A judge in Brazil’s state of Minas Gerais has frozen close to $120 million worth of assets belonging to mining giants BHP Billiton (ASX:BHP) and Vale (NYSE:VALE) to cover “material and moral damages, individual and collective” caused by the bursting of a dam at their jointly owned mine in November.

Friday’s ruling affects mainly the Vale-BHP joint venture Samarco, which operated the iron ore mine where the dam breach occurred, Noticias de Mineracao reports (in Portuguese).

Samarco told the Brazilian publication it had not been officially notified yet of the decision, which essentially means it can’t sell or transfer mining rights.

The order to freeze the money was granted after a request from public prosecutors in Barra Longa.

The dam burst, which turned into Brazil’s worst ever environmental disaster, killed 16 people, left hundreds homeless and polluted a river 800 km (500-miles) long that flows across two states.

Despite the scale of the disaster, Vale argued Samarco, as an independent legal entity and a sizable company in its own right, was wholly responsible for the accident and the subsequent damage and fines.

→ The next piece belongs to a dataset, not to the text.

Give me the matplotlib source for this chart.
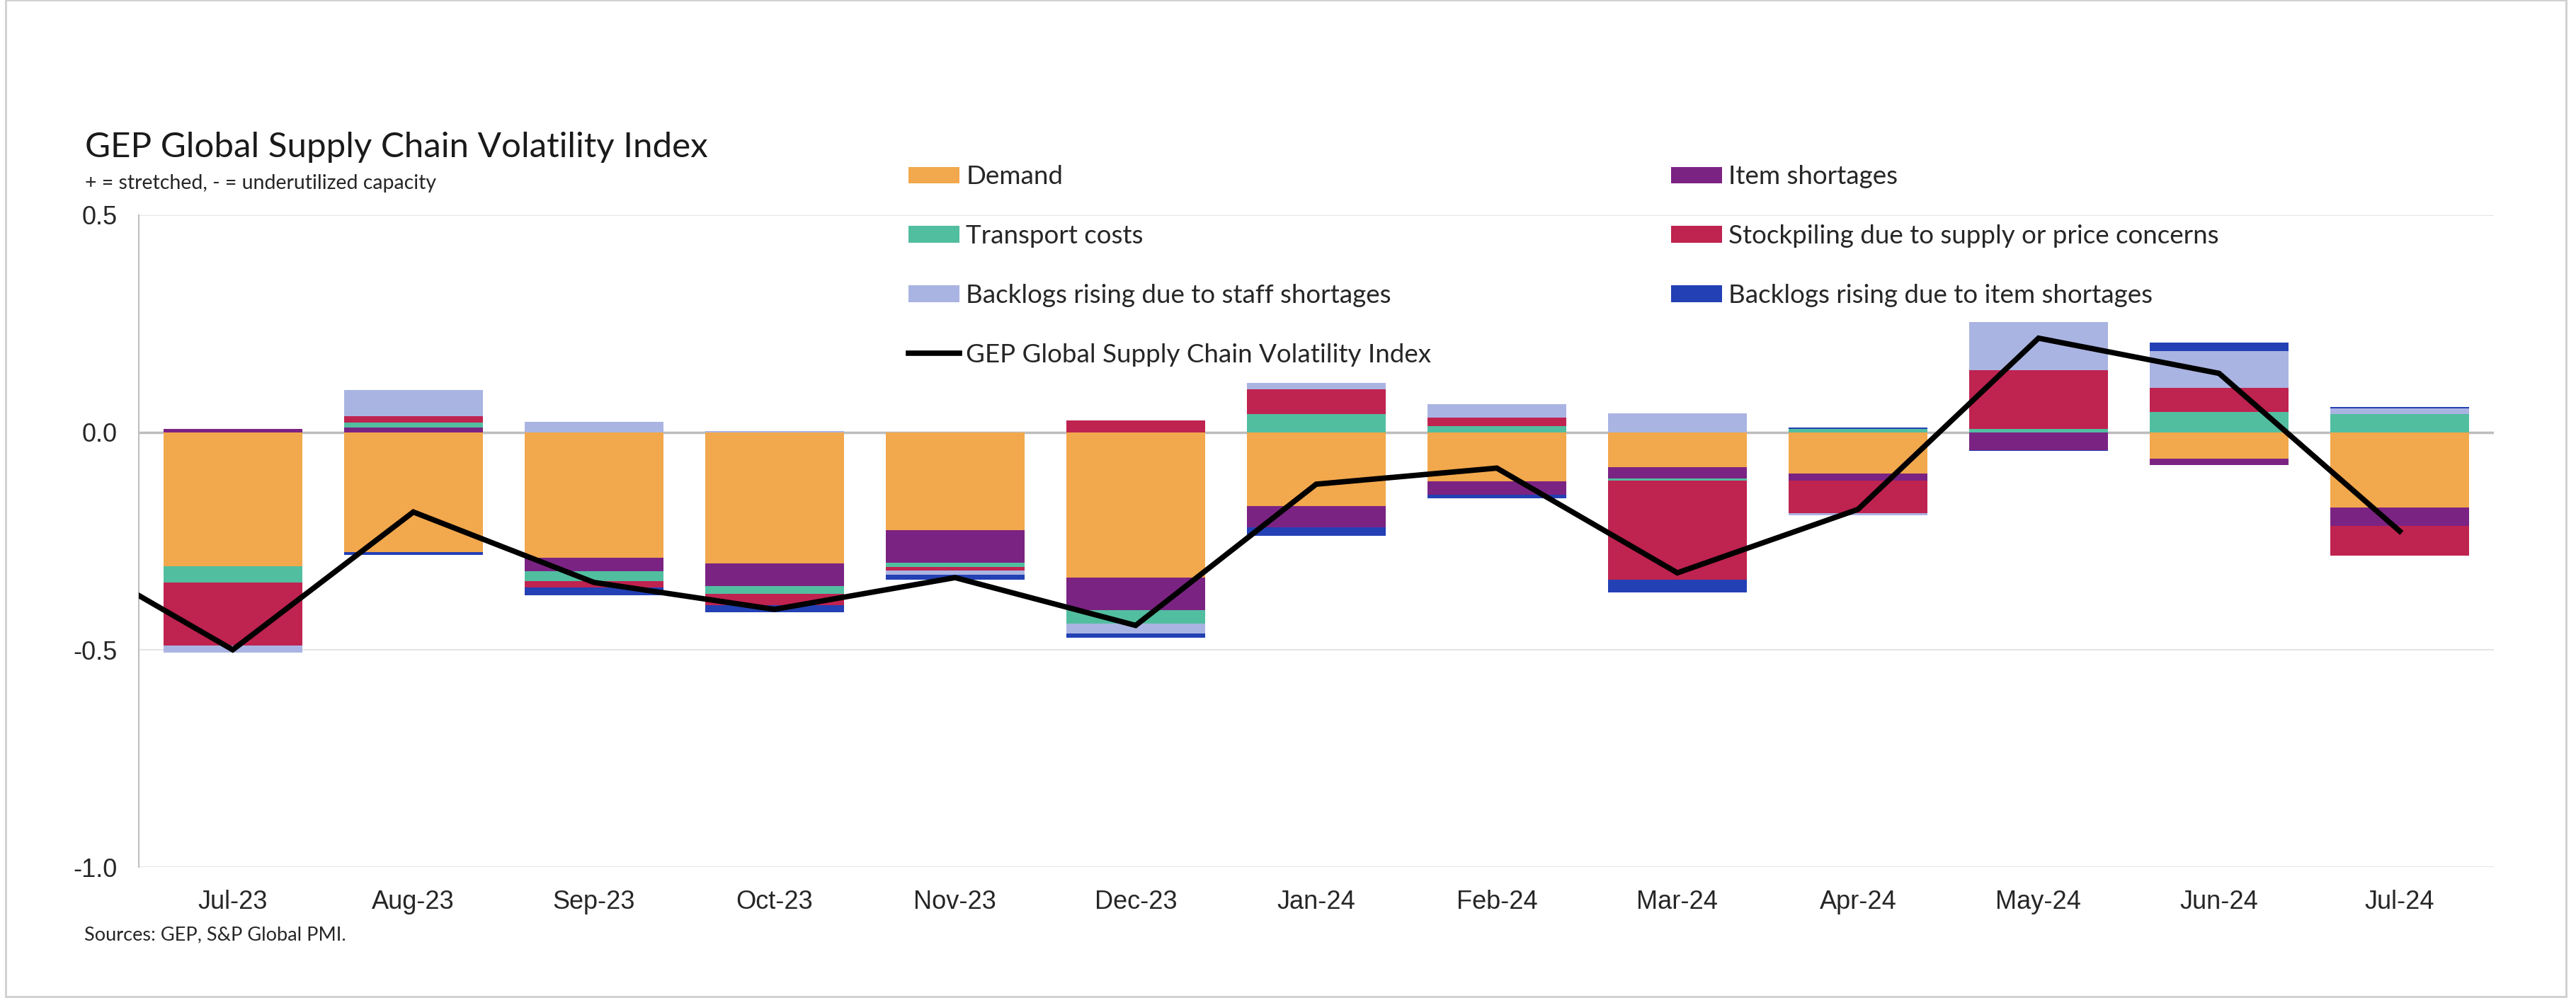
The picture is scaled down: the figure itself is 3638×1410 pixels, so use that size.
import matplotlib.pyplot as plt
import numpy as np
from matplotlib.patches import Rectangle

plt.rcParams['font.family'] = ['Liberation Sans', 'DejaVu Sans']

# Data
months = ['Jul-23', 'Aug-23', 'Sep-23', 'Oct-23', 'Nov-23', 'Dec-23', 'Jan-24',
          'Feb-24', 'Mar-24', 'Apr-24', 'May-24', 'Jun-24', 'Jul-24']
demand = [-0.307, -0.275, -0.289, -0.302, -0.224, -0.334, -0.170,
          -0.113, -0.079, -0.094, 0.0, -0.061, -0.172]
item_shortages = [0.008, 0.012, -0.030, -0.051, -0.075, -0.074, -0.048,
                  -0.030, -0.027, -0.016, -0.040, -0.014, -0.043]
transport = [-0.039, 0.010, -0.023, -0.019, -0.011, -0.032, 0.042,
             0.014, -0.004, 0.008, 0.008, 0.047, 0.043]
stockpiling = [-0.145, 0.016, -0.014, -0.026, -0.007, 0.028, 0.057,
               0.020, -0.228, -0.075, 0.136, 0.056, -0.068]
backlog_staff = [-0.016, 0.059, 0.025, 0.004, -0.010, -0.023, 0.015,
                 0.031, 0.044, -0.005, 0.110, 0.084, 0.013]
backlog_items = [0.0, -0.007, -0.018, -0.015, -0.011, -0.010, -0.020,
                 -0.008, -0.030, 0.004, -0.003, 0.020, 0.002]
# index starts one month earlier (Jun-23), which sits just off the left edge
index_months = ['Jun-23'] + months
index_values = [-0.26, -0.50, -0.183, -0.345, -0.407, -0.334, -0.444,
                -0.119, -0.082, -0.323, -0.177, 0.217, 0.136, -0.227]

series = [
    ('Demand', demand, '#F2A84C'),
    ('Item shortages', item_shortages, '#7B2383'),
    ('Transport costs', transport, '#52BEA0'),
    ('Stockpiling due to supply or price concerns', stockpiling, '#BF2350'),
    ('Backlogs rising due to staff shortages', backlog_staff, '#AAB4E2'),
    ('Backlogs rising due to item shortages', backlog_items, '#2340B4'),
]
line_name = 'GEP Global Supply Chain Volatility Index'

fig = plt.figure(figsize=(36.38, 14.10), dpi=100)
ax = fig.add_axes([0.0539, 0.1312, 0.9141, 0.6532])

x = np.arange(len(months))
pos_bottom = np.zeros(len(months))
neg_bottom = np.zeros(len(months))
handles = {}
for name, vals, color in series:
    v = np.array(vals)
    pos = np.where(v > 0, v, 0)
    neg = np.where(v < 0, v, 0)
    handles[name] = ax.bar(x, pos, 0.77, bottom=pos_bottom, color=color, zorder=3)
    ax.bar(x, neg, 0.77, bottom=neg_bottom, color=color, zorder=3)
    pos_bottom += pos
    neg_bottom += neg

idx_x = np.arange(-1, len(months))
handles[line_name], = ax.plot(idx_x, index_values, color='black', lw=5.5,
                              solid_joinstyle='miter', zorder=4)

# axes styling
ax.set_xlim(-0.52, 12.52)
ax.set_ylim(-1.0, 0.5)
ax.set_yticks([-1.0, -0.5, 0.0, 0.5], ['-1.0', '-0.5', '0.0', '0.5'])
ax.set_xticks(x, months)
ax.tick_params(axis='both', length=0, labelsize=26, labelcolor='#262626')
ax.tick_params(axis='x', pad=23)
ax.tick_params(axis='y', pad=22)
ax.set_axisbelow(True)
ax.yaxis.grid(True, color='#e6e6e6', lw=1.5)
ax.axhline(0, color='#bdbdbd', lw=2.5, zorder=1)
for s in ['top', 'right', 'bottom']:
    ax.spines[s].set_visible(False)
ax.spines['left'].set_color('#bfbfbf')
ax.spines['left'].set_linewidth(1.5)

# legends (two columns placed by hand)
leg_kw = dict(frameon=False, loc='upper left', borderpad=0, borderaxespad=0,
              handlelength=1.96, handleheight=0.6, handletextpad=0.25,
              labelspacing=1.38, prop={'family': 'Lato', 'size': 26.5},
              labelcolor='#262626')
left_names = ['Demand', 'Transport costs', 'Backlogs rising due to staff shortages', line_name]
right_names = ['Item shortages', 'Stockpiling due to supply or price concerns',
               'Backlogs rising due to item shortages']
fig.legend([handles[n] for n in left_names], left_names,
           bbox_to_anchor=(0.3527, 0.8345), **leg_kw)
fig.legend([handles[n] for n in right_names], right_names,
           bbox_to_anchor=(0.6487, 0.8345), **leg_kw)

# texts
fig.text(0.033, 0.8426, 'GEP Global Supply Chain Volatility Index', family='Lato',
         fontsize=35.5, color='#1a1a1a', va='baseline')
fig.text(0.033, 0.8106, '+ = stretched, - = underutilized capacity', family='Lato',
         fontsize=20.5, color='#262626', va='baseline')
fig.text(0.0327, 0.0582, 'Sources: GEP, S&P Global PMI.', family='Lato',
         fontsize=19.5, color='#262626', va='baseline')

# thin frame round the whole picture
fig.patches.append(Rectangle((0.0022, 0.0014), 0.9940, 0.9986, transform=fig.transFigure,
                             fill=False, edgecolor='#cfcfcf', lw=2))

fig.savefig('out.png', dpi=100)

There has been growing frustration over delays in providing compensation or repairing damage to those affected by the disaster. A similar ruling in December assigned “environmental responsibility” to BHP Billiton and Vale as “indirect polluters” because they were controlling partners of Samarco. That decision did not specify the value of assets that had been blocked, but media speculated at the time the amount was likely to be over half of the $5 billion sought in damages by the federal government and the states of Minas Gerais and Espirito Santo.